## DIRECTION
Copy exactly, and only, the lines below from the first through the one containing "40000, 45000, 50000];", both included; pictures are omitted.

═══

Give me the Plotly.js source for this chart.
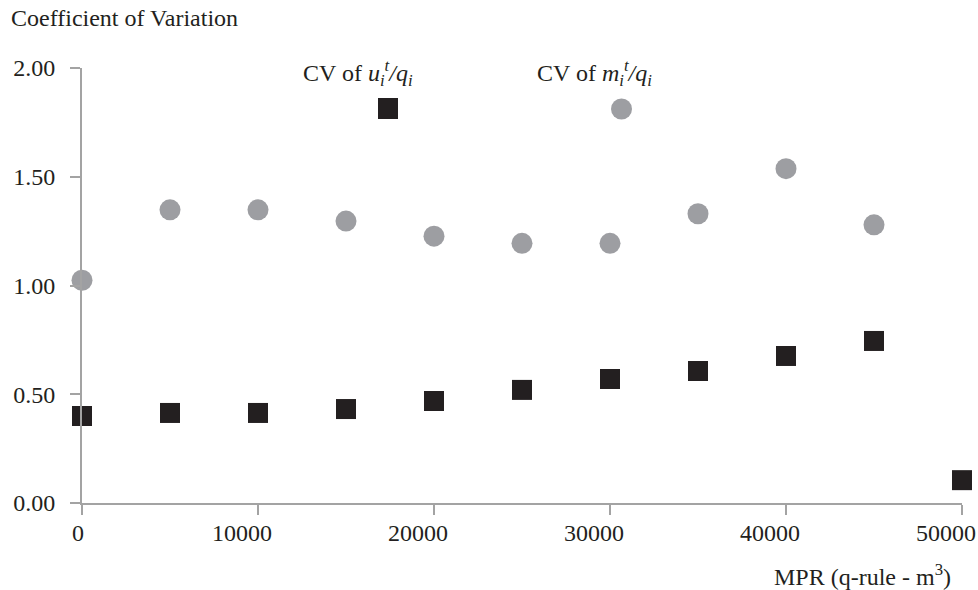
<!DOCTYPE html>
<html>
<head>
<meta charset="utf-8">
<script src="https://cdn.plot.ly/plotly-3.0.1.min.js"></script>
<style>
  html, body { margin: 0; padding: 0; background: #ffffff; }
  #chart { width: 978px; height: 590px; }
</style>
</head>
<body>
<div id="chart"></div>
<script>
// MPR levels (q-rule, m3)
const mpr = [0, 5000, 10000, 15000, 20000, 25000, 30000, 35000, 40000, 45000, 50000];

// Coefficient of variation of u_i^t / q_i at each MPR level
const cvU = [0.40, 0.414, 0.414, 0.432, 0.469, 0.520, 0.570, 0.607, 0.676, 0.745, 0.105];

// Coefficient of variation of m_i^t / q_i (no value at 50000)
const mprM = [0, 5000, 10000, 15000, 20000, 25000, 30000, 35000, 40000, 45000];
const cvM = [1.024, 1.348, 1.348, 1.296, 1.227, 1.194, 1.194, 1.330, 1.537, 1.279];

const xTicks = [0, 10000, 20000, 30000, 40000, 50000];
const xTickLabels = ['0', '10000', '20000', '30000', '40000', '50000'];
const yTicks = [0, 0.5, 1.0, 1.5, 2.0];

const labelU = 'CV of <i>u<sub>i</sub><sup>t</sup>/q<sub>i</sub></i>';
const labelM = 'CV of <i>m<sub>i</sub><sup>t</sup>/q<sub>i</sub></i>';

const ink = '#231f20';
const grey = '#9d9ea2';
const axisGrey = '#a3a3a3';
const font = 'Liberation Serif, Times New Roman, serif';
const fs = 24;

const traces = [
  {
    type: 'scatter', mode: 'markers', name: 'CV of u/q',
    x: mpr, y: cvU, cliponaxis: false,
    marker: { symbol: 'square', size: 20, color: ink }
  },
  {
    type: 'scatter', mode: 'markers', name: 'CV of m/q',
    x: mprM, y: cvM, cliponaxis: false,
    marker: { symbol: 'circle', size: 21, color: grey }
  }
];

// plot area: 880 x 435 px
const W = 880, H = 435;
const px = v => (v - 82) / W;      // page x -> paper x
const py = v => (503 - v) / H;     // page y -> paper y

// x tick labels: placed on the axis scale, nudged left of their ticks
const xLabelAnnotations = xTicks.map((v, i) => ({
  text: xTickLabels[i], xref: 'x', yref: 'paper',
  x: v, y: py(533), xanchor: 'center', yanchor: 'middle',
  xshift: v === 0 ? -4 : -16,
  showarrow: false, font: { family: font, size: fs, color: ink }
}));

const layout = {
  width: 978, height: 590,
  margin: { l: 82, r: 16, t: 68, b: 87 },
  paper_bgcolor: '#ffffff', plot_bgcolor: '#ffffff',
  showlegend: false,
  font: { family: font, size: fs, color: ink },
  title: {
    text: 'Coefficient of Variation',
    x: 11 / 978, xanchor: 'left', xref: 'container',
    y: 1 - 18 / 590, yanchor: 'middle', yref: 'container',
    font: { family: font, size: fs, color: ink }
  },
  xaxis: {
    range: [0, 50000], tickvals: xTicks, showticklabels: false,
    showgrid: false, zeroline: false,
    showline: true, linecolor: axisGrey, linewidth: 2,
    ticks: 'outside', ticklen: 10, tickwidth: 2, tickcolor: axisGrey
  },
  yaxis: {
    range: [0, 2], tickvals: yTicks, tickformat: '.2f',
    showgrid: false, zeroline: false,
    showline: true, linecolor: axisGrey, linewidth: 2,
    ticks: 'outside', ticklen: 10, tickwidth: 2, tickcolor: axisGrey,
    ticklabelstandoff: 10,
    tickfont: { family: font, size: fs, color: ink }
  },
  annotations: xLabelAnnotations.concat([
    { text: 'MPR (q-rule - m<sup>3</sup>)', xref: 'paper', yref: 'paper',
      x: px(862), y: py(575), xanchor: 'center', yanchor: 'middle',
      showarrow: false, font: { family: font, size: fs, color: ink } },
    { text: labelU, xref: 'paper', yref: 'paper',
      x: px(358), y: py(73), xanchor: 'center', yanchor: 'middle',
      showarrow: false, font: { family: font, size: fs, color: ink } },
    { text: labelM, xref: 'paper', yref: 'paper',
      x: px(594), y: py(73), xanchor: 'center', yanchor: 'middle',
      showarrow: false, font: { family: font, size: fs, color: ink } }
  ]),
  shapes: [
    // legend keys
    { type: 'rect', xref: 'paper', yref: 'paper',
      x0: px(378), x1: px(398), y0: py(119), y1: py(98),
      fillcolor: ink, line: { width: 0 } },
    { type: 'circle', xref: 'paper', yref: 'paper',
      x0: px(611), x1: px(632), y0: py(119.5), y1: py(98.5),
      fillcolor: grey, line: { width: 0 } }
  ]
};

Plotly.newPlot('chart', traces, layout, { displayModeBar: false, staticPlot: true });
</script>
</body>
</html>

═══

## EXPECTED ANSWER
Give me the Plotly.js source for this chart.
<!DOCTYPE html>
<html>
<head>
<meta charset="utf-8">
<script src="https://cdn.plot.ly/plotly-3.0.1.min.js"></script>
<style>
  html, body { margin: 0; padding: 0; background: #ffffff; }
  #chart { width: 978px; height: 590px; }
</style>
</head>
<body>
<div id="chart"></div>
<script>
// MPR levels (q-rule, m3)
const mpr = [0, 5000, 10000, 15000, 20000, 25000, 30000, 35000, 40000, 45000, 50000];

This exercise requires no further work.